38. The method of claim 37, wherein each neural network of the plurality of neural networks has an associated rejection condition selected from a group consisting of: the captured image is not of the object under inspection, a door is open, the captured image corresponds to an inappropriate camera perspective, the image is not clear, the object is not fully in frame, a view of the object in the captured image is obstructed by another object, a region of the captured image associated with the inspected object is not under appropriate lighting conditions, and the region of the captured image associated with the inspected object is not captured under appropriate weather conditions.

39. A method of accepting or rejecting an image, the method comprising: receiving a captured image and a cage; processing the captured image with a plurality of neural networks, each neural network predicting whether the captured image should be accepted or rejected and the perspective of the captured image; determining presence or absence consensus between outputs of each of the plurality of neural networks; and accepting or rejecting the captured image when consensus is present or flagging the captured image for further inspection where consensus is absent.

40. The method of claim 39, wherein each neural network of the plurality of neural networks is trained by predicting an averaged likelihood of a quaternary classification for a training image from a plurality of expert neural networks, wherein each neural network of the plurality of neural networks is trained on a different partition of training data, each of the plurality of expert neural networks is an expert for predicting an associated rejection condition, and wherein the quaternary classification classifies an image based on: whether the associated rejection condition is met, whether the image should be accepted, whether another expert neural network’s associated rejection condition is met, and the perspective of the image.
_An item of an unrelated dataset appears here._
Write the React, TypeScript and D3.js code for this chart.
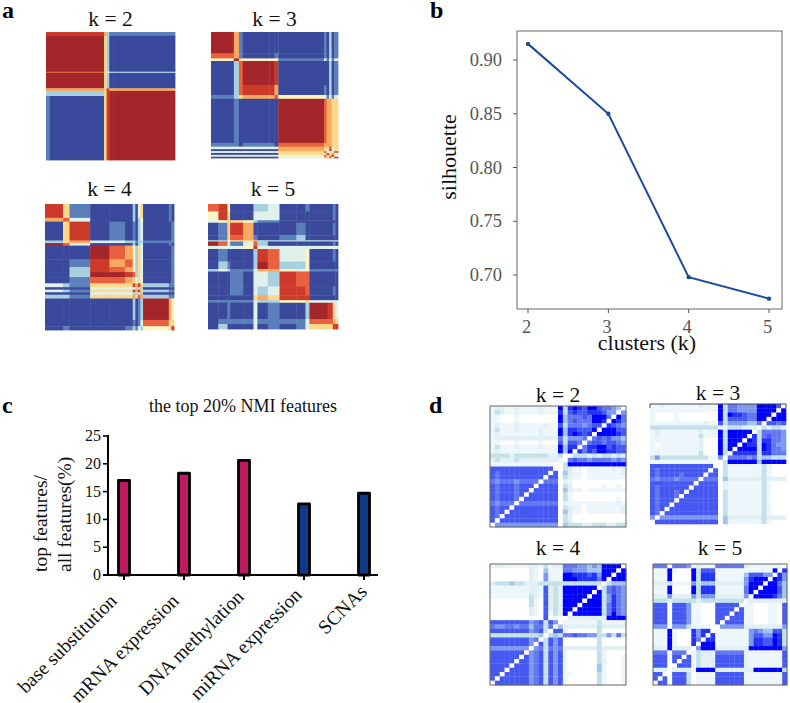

41. The method of claim 40, wherein each neural network of the plurality of neural networks has an associated rejection condition selected from a group consisting of: the captured image is not of the object under inspection, a door is open, the captured image corresponds to an inappropriate camera perspective, the image is not clear, the object is not fully in frame, a view of the object in the captured image is obstructed by another object, a region of the captured image associated with the inspected object is not under appropriate lighting conditions, and the region of the captured image associated with the inspected object is not captured under appropriate weather conditions.